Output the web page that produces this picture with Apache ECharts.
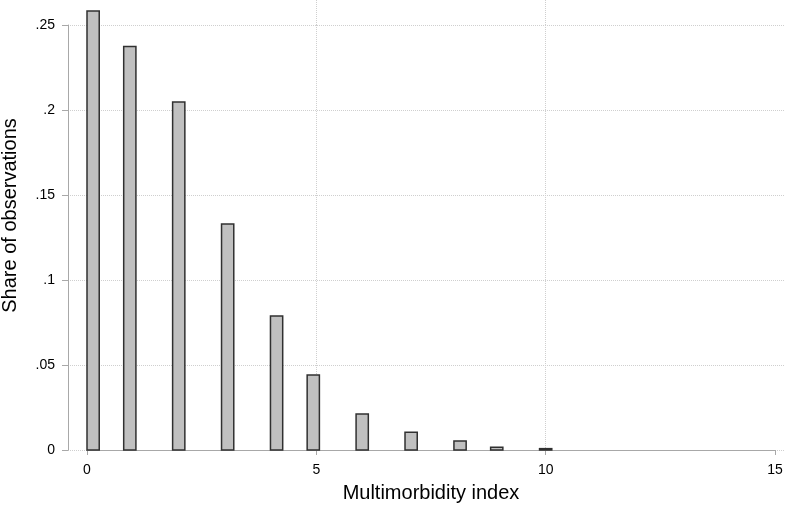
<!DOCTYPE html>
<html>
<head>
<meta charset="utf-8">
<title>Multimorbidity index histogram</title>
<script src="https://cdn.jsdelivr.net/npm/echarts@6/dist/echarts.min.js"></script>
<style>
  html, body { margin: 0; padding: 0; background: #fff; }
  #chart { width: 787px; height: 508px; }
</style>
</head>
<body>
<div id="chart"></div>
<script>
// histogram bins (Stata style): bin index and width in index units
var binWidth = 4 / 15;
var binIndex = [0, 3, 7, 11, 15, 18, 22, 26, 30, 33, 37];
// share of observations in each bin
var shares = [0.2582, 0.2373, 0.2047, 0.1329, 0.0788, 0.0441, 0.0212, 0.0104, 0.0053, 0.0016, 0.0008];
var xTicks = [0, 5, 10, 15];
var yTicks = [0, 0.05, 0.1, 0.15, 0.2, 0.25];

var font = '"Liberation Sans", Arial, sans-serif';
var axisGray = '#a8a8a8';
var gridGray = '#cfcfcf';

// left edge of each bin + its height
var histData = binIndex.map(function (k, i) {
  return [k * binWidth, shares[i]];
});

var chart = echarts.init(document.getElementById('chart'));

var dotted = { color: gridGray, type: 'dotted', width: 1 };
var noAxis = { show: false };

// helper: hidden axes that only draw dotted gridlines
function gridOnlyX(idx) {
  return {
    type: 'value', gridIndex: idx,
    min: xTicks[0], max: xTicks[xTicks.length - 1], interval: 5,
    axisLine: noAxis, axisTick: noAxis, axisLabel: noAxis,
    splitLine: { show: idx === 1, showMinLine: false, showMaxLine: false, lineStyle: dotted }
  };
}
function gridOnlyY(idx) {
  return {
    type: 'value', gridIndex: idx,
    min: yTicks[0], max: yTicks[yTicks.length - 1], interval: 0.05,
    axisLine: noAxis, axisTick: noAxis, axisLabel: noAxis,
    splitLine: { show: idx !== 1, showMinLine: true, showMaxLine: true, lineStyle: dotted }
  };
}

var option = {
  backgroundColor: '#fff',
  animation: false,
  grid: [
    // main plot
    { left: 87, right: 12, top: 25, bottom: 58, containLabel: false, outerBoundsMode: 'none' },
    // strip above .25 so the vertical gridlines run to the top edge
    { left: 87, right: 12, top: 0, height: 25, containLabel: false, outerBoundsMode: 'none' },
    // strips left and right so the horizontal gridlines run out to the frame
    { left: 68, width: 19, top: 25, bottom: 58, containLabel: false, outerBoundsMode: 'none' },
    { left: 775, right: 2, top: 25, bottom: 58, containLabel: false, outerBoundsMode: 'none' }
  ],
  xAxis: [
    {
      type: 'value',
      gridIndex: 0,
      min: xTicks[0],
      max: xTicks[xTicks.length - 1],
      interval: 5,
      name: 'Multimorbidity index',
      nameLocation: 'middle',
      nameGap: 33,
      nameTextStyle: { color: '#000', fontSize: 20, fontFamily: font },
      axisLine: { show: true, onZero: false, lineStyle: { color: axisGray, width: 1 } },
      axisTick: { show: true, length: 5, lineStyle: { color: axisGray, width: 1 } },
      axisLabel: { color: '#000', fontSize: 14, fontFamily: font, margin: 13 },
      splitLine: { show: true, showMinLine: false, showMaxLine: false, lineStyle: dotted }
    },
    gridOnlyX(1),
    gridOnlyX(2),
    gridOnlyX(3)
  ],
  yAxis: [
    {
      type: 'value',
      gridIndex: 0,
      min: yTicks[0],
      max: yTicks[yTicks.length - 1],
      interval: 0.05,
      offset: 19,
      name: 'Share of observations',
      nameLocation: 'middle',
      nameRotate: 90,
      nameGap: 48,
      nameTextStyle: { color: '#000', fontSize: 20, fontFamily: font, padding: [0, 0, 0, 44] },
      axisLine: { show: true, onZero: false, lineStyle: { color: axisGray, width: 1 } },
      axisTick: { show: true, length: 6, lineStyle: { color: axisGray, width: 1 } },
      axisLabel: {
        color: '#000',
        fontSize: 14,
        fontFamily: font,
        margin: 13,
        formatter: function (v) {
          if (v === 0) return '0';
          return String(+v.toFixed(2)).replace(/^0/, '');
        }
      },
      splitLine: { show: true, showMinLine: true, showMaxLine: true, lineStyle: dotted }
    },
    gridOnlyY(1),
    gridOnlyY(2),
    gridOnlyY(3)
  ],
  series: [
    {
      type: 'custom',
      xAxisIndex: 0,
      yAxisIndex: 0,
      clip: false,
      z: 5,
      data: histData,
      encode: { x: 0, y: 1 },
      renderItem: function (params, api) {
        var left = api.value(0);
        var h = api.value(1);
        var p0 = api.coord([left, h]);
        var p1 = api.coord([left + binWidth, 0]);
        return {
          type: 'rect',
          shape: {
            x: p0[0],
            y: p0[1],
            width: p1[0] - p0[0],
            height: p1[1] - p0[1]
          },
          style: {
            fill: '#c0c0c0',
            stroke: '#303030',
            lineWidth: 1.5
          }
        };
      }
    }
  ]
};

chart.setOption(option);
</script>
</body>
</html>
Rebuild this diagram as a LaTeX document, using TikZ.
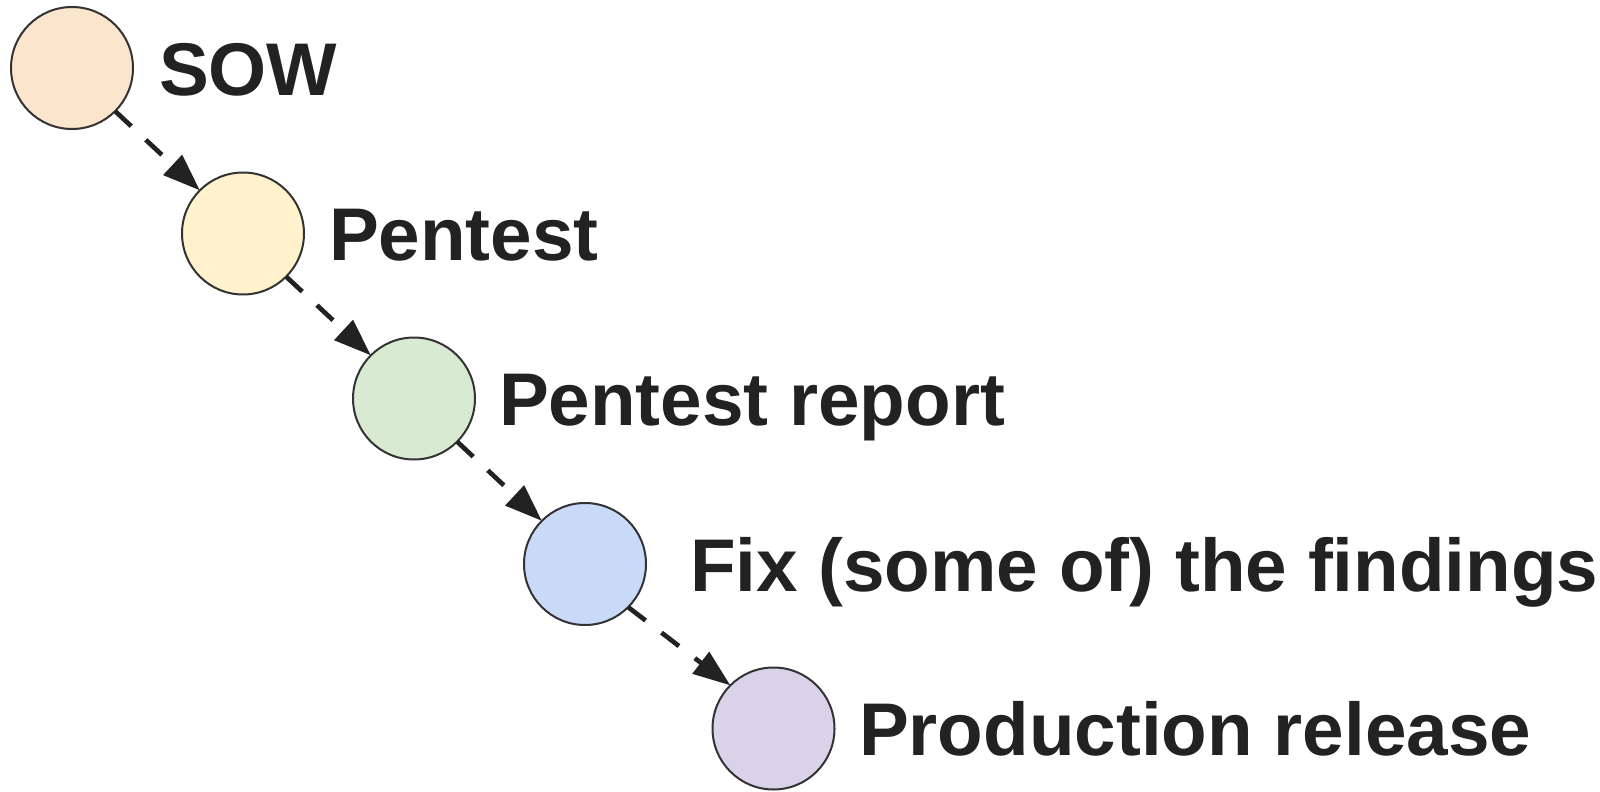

○ ○ ○

Instructions for the task: Emit the lines of the material exactly, from its first line to the line containing "var gridGray = '#cfcfcf';", inclusive; leave every picture out.

Response to this exercise:
Output the web page that produces this picture with Apache ECharts.
<!DOCTYPE html>
<html>
<head>
<meta charset="utf-8">
<title>Multimorbidity index histogram</title>
<script src="https://cdn.jsdelivr.net/npm/echarts@6/dist/echarts.min.js"></script>
<style>
  html, body { margin: 0; padding: 0; background: #fff; }
  #chart { width: 787px; height: 508px; }
</style>
</head>
<body>
<div id="chart"></div>
<script>
// histogram bins (Stata style): bin index and width in index units
var binWidth = 4 / 15;
var binIndex = [0, 3, 7, 11, 15, 18, 22, 26, 30, 33, 37];
// share of observations in each bin
var shares = [0.2582, 0.2373, 0.2047, 0.1329, 0.0788, 0.0441, 0.0212, 0.0104, 0.0053, 0.0016, 0.0008];
var xTicks = [0, 5, 10, 15];
var yTicks = [0, 0.05, 0.1, 0.15, 0.2, 0.25];

var font = '"Liberation Sans", Arial, sans-serif';
var axisGray = '#a8a8a8';
var gridGray = '#cfcfcf';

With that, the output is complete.